Direction
Retype every line from the start of the data down to and including the line with "440, 780, 170];". Skip the pictures.

Supplied information
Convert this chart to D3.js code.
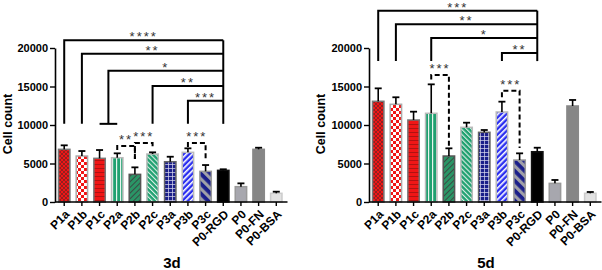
<!DOCTYPE html>
<html>
<head>
<meta charset="utf-8">
<style>
body { margin: 0; background: #fff; }
svg { display: block; font-family: "Liberation Sans", Arial, sans-serif; }
.tick text { font-family: "Liberation Sans", Arial, sans-serif; font-size: 11px; font-weight: bold; fill: #000; }
.xax .tick text { font-size: 12px; }
.ylabel { font-size: 12.5px; font-weight: bold; }
.title { font-size: 15px; font-weight: bold; }
.stars { font-size: 13px; fill: #333; letter-spacing: 2px; }
</style>
<script src="https://cdn.jsdelivr.net/npm/d3@7"></script>
</head>
<body>
<svg width="602" height="270"></svg>
<script>
var categories = ["P1a", "P1b", "P1c", "P2a", "P2b", "P2c", "P3a", "P3b", "P3c", "P0-RGD", "P0", "P0-FN", "P0-BSA"];
var yTicks = [0, 5000, 10000, 15000, 20000];

// day 3
var mean3d = [6840, 5970, 5670, 5750, 3590, 6230, 5230, 6450, 3980, 4110, 1990, 6840, 1130];
var err3d  = [520, 650, 1080, 570, 910, 220, 650, 520, 820, 140, 430, 210, 210];
// day 5
var mean5d = [13080, 12690, 10650, 11520, 5970, 9700, 9050, 11690, 5450, 6530, 2420, 12470, 1130];
var err5d  = [1680, 910, 1080, 3760, 1000, 600, 300, 1340, 870, 520, 440, 780, 170];

// significance brackets: from (category or pair), to, level, drop level, label
var sig3d = [
  { from: "P1a", to: "P0-RGD", level: 21000, drop: 10150, label: "****" },
  { from: "P1b", to: "P0-RGD", level: 19250, drop: 10150, label: "**" },
  { from: ["P1c", "P2a"], to: "P0-RGD", level: 17050, drop: 10150, label: "*" },
  { from: "P2c", to: "P0-RGD", level: 15050, drop: 10150, label: "**" },
  { from: "P3b", to: "P0-RGD", level: 13150, drop: 10150, label: "***" }
];
var dash3d = [
  { from: "P2a", to: "P2b", level: 7270, dropL: 6750, dropR: 5580, label: "**" },
  { from: "P2b", to: "P2c", level: 7660, dropL: 5580, dropR: 7140, label: "***" },
  { from: "P3b", to: "P3c", level: 7660, dropL: 7140, dropR: 5450, label: "***" }
];
var sig5d = [
  { from: "P1a", to: "P0-RGD", level: 24850, drop: 18300, label: "***" },
  { from: "P1b", to: "P0-RGD", level: 23080, drop: 18300, label: "**" },
  { from: "P2a", to: "P0-RGD", level: 21300, drop: 18300, label: "*" },
  { from: "P3b", to: "P0-RGD", level: 19350, drop: 18300, label: "**" }
];
var dash5d = [
  { from: "P2a", to: "P2b", level: 16490, dropL: 15900, dropR: 7300, label: "***" },
  { from: "P3b", to: "P3c", level: 14450, dropL: 13600, dropR: 7000, label: "***" }
];

var red = "#f01616", green = "#1fa070", navy = "#1b1f8a", blue = "#2a2ef0";
var borders = ["#777", "#aaa", "#777", "#bbb", "#555", "#bbb", "#666", "#bbb", "#999", "#111", "#999", "#888", "#ccc"];

var svg = d3.select("svg");
var defs = svg.append("defs");

function pat(id, w, h, bg, tr) {
  var p = defs.append("pattern").attr("id", id).attr("patternUnits", "userSpaceOnUse")
    .attr("width", w).attr("height", h);
  if (tr) p.attr("patternTransform", tr);
  p.append("rect").attr("width", w).attr("height", h).attr("fill", bg);
  return p;
}
// P1a crosshatch
pat("p0", 4, 4, red).append("path").attr("d", "M0,0L4,4M4,0L0,4").attr("stroke", "#8a2020").attr("stroke-width", 0.9);
// P1b checker
var pb = pat("p1", 6, 6, "#fff");
pb.append("rect").attr("width", 3).attr("height", 3).attr("fill", red);
pb.append("rect").attr("x", 3).attr("y", 3).attr("width", 3).attr("height", 3).attr("fill", red);
// P1c horizontal lines
pat("p2", 4, 4, red).append("rect").attr("width", 4).attr("height", 1).attr("fill", "#b01212");
// P2a vertical white lines
pat("p3", 4, 4, green).append("rect").attr("width", 1.2).attr("height", 4).attr("fill", "#e8f5ef");
// P2b dark diagonal
pat("p4", 4, 4, "#2a9566", "rotate(45)").append("rect").attr("width", 1).attr("height", 4).attr("fill", "#3a4a44");
// P2c white diagonal
pat("p5", 3.5, 3.5, green, "rotate(-45)").append("rect").attr("width", 1.1).attr("height", 3.5).attr("fill", "#e0f0e8");
// P3a grid
pat("p6", 4, 4, navy).append("path").attr("d", "M0,0.4H4M0.4,0V4").attr("stroke", "#d8d8ee").attr("stroke-width", 0.8);
// P3b white diagonal
pat("p7", 4, 4, blue, "rotate(45)").append("rect").attr("width", 1.6).attr("height", 4).attr("fill", "#fff");
// P3c wide stripes
pat("p8", 7, 7, navy, "rotate(-45)").append("rect").attr("width", 3.2).attr("height", 7).attr("fill", "#a0a0a8");

var fills = ["url(#p0)", "url(#p1)", "url(#p2)", "url(#p3)", "url(#p4)", "url(#p5)", "url(#p6)", "url(#p7)", "url(#p8)",
  "#000", "#a7a7ae", "#868686", "#e2e2e2"];

function drawPanel(opt) {
  var g = svg.append("g");
  var x = d3.scaleBand().domain(categories).range([opt.x0, opt.x1]).paddingInner(0.27).paddingOuter(0.1);
  var y = d3.scaleLinear().domain([0, 20000]).range([202, 48]);
  var cx = function(c) { return x(c) + x.bandwidth() / 2; };

  // bars
  g.selectAll(".bar").data(opt.means).enter().append("rect")
    .attr("x", function(d, i) { return x(categories[i]) + 0.75; })
    .attr("width", x.bandwidth() - 1.5)
    .attr("y", function(d) { return y(d); })
    .attr("height", function(d) { return y(0) - y(d); })
    .attr("fill", function(d, i) { return fills[i]; })
    .attr("stroke", function(d, i) { return borders[i]; })
    .attr("stroke-width", 1.5);

  // error bars (upper only)
  var eb = g.selectAll(".err").data(opt.means).enter().append("g");
  eb.append("line")
    .attr("x1", function(d, i) { return cx(categories[i]); })
    .attr("x2", function(d, i) { return cx(categories[i]); })
    .attr("y1", function(d) { return y(d); })
    .attr("y2", function(d, i) { return y(d + opt.errs[i]); })
    .attr("stroke", "#000").attr("stroke-width", 1.6);
  eb.append("line")
    .attr("x1", function(d, i) { return cx(categories[i]) - 3.5; })
    .attr("x2", function(d, i) { return cx(categories[i]) + 3.5; })
    .attr("y1", function(d, i) { return y(d + opt.errs[i]); })
    .attr("y2", function(d, i) { return y(d + opt.errs[i]); })
    .attr("stroke", "#000").attr("stroke-width", 1.8);

  // y axis
  var ya = g.append("g").attr("transform", "translate(" + (opt.x0 - 1) + ",0)")
    .call(d3.axisLeft(y).tickValues(yTicks).tickFormat(d3.format("d")).tickSize(5).tickSizeOuter(0).tickPadding(2));
  ya.select(".domain").attr("stroke-width", 1.6);
  ya.selectAll(".tick line").attr("stroke-width", 1.4);

  // x axis
  var xa = g.append("g").attr("class", "xax").attr("transform", "translate(0,202)")
    .call(d3.axisBottom(x).tickSize(4).tickSizeOuter(0));
  xa.select(".domain").attr("d", "M" + (opt.x0 - 1) + ",0H" + (opt.x1 + 3)).attr("stroke-width", 1.6);
  xa.selectAll(".tick line").attr("stroke-width", 1.4);
  xa.selectAll(".tick text")
    .attr("text-anchor", "end")
    .attr("transform", "translate(-2,5) rotate(-45)")
    .attr("dy", "0.7em").attr("y", 3).attr("x", 0);

  // y label & title
  g.append("text").attr("class", "ylabel").attr("text-anchor", "middle")
    .attr("transform", "translate(" + opt.ylx + ",124) rotate(-90)").text("Cell count");
  g.append("text").attr("class", "title").attr("text-anchor", "middle")
    .attr("x", opt.tx).attr("y", 268).text(opt.title);

  // solid brackets
  var right = cx(opt.sig[0].to);
  opt.sig.forEach(function(s) {
    var lx = Array.isArray(s.from) ? (cx(s.from[0]) + cx(s.from[1])) / 2 : cx(s.from);
    g.append("path")
      .attr("d", "M" + lx + "," + y(s.drop) + "V" + y(s.level) + "H" + right)
      .attr("fill", "none").attr("stroke", "#000").attr("stroke-width", 2);
    if (Array.isArray(s.from)) {
      g.append("path").attr("d", "M" + cx(s.from[0]) + "," + y(s.drop) + "H" + cx(s.from[1]))
        .attr("stroke", "#000").attr("stroke-width", 2);
    }
    g.append("text").attr("class", "stars").attr("text-anchor", "middle")
      .attr("x", (lx + right) / 2).attr("y", y(s.level) + 1).text(s.label);
  });
  g.append("path")
    .attr("d", "M" + right + "," + y(opt.sig[0].level) + "V" + y(opt.sig[0].drop))
    .attr("stroke", "#000").attr("stroke-width", 2);

  // dashed brackets
  opt.dash.forEach(function(s) {
    var a = cx(s.from), b = cx(s.to);
    g.append("path")
      .attr("d", "M" + a + "," + y(s.dropL) + "V" + y(s.level) + "H" + b + "V" + y(s.dropR))
      .attr("fill", "none").attr("stroke", "#000").attr("stroke-width", 2)
      .attr("stroke-dasharray", "5,3");
    g.append("text").attr("class", "stars").attr("text-anchor", "middle")
      .attr("x", (a + b) / 2).attr("y", y(s.level) - 2).text(s.label);
  });
}

drawPanel({ x0: 56, x1: 284.5, means: mean3d, errs: err3d, sig: sig3d, dash: dash3d, title: "3d", tx: 172, ylx: 12 });
drawPanel({ x0: 370, x1: 598.5, means: mean5d, errs: err5d, sig: sig5d, dash: dash5d, title: "5d", tx: 486, ylx: 325 });
</script>
</body>
</html>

Finished exercise
Convert this chart to D3.js code.
<!DOCTYPE html>
<html>
<head>
<meta charset="utf-8">
<style>
body { margin: 0; background: #fff; }
svg { display: block; font-family: "Liberation Sans", Arial, sans-serif; }
.tick text { font-family: "Liberation Sans", Arial, sans-serif; font-size: 11px; font-weight: bold; fill: #000; }
.xax .tick text { font-size: 12px; }
.ylabel { font-size: 12.5px; font-weight: bold; }
.title { font-size: 15px; font-weight: bold; }
.stars { font-size: 13px; fill: #333; letter-spacing: 2px; }
</style>
<script src="https://cdn.jsdelivr.net/npm/d3@7"></script>
</head>
<body>
<svg width="602" height="270"></svg>
<script>
var categories = ["P1a", "P1b", "P1c", "P2a", "P2b", "P2c", "P3a", "P3b", "P3c", "P0-RGD", "P0", "P0-FN", "P0-BSA"];
var yTicks = [0, 5000, 10000, 15000, 20000];

// day 3
var mean3d = [6840, 5970, 5670, 5750, 3590, 6230, 5230, 6450, 3980, 4110, 1990, 6840, 1130];
var err3d  = [520, 650, 1080, 570, 910, 220, 650, 520, 820, 140, 430, 210, 210];
// day 5
var mean5d = [13080, 12690, 10650, 11520, 5970, 9700, 9050, 11690, 5450, 6530, 2420, 12470, 1130];
var err5d  = [1680, 910, 1080, 3760, 1000, 600, 300, 1340, 870, 520, 440, 780, 170];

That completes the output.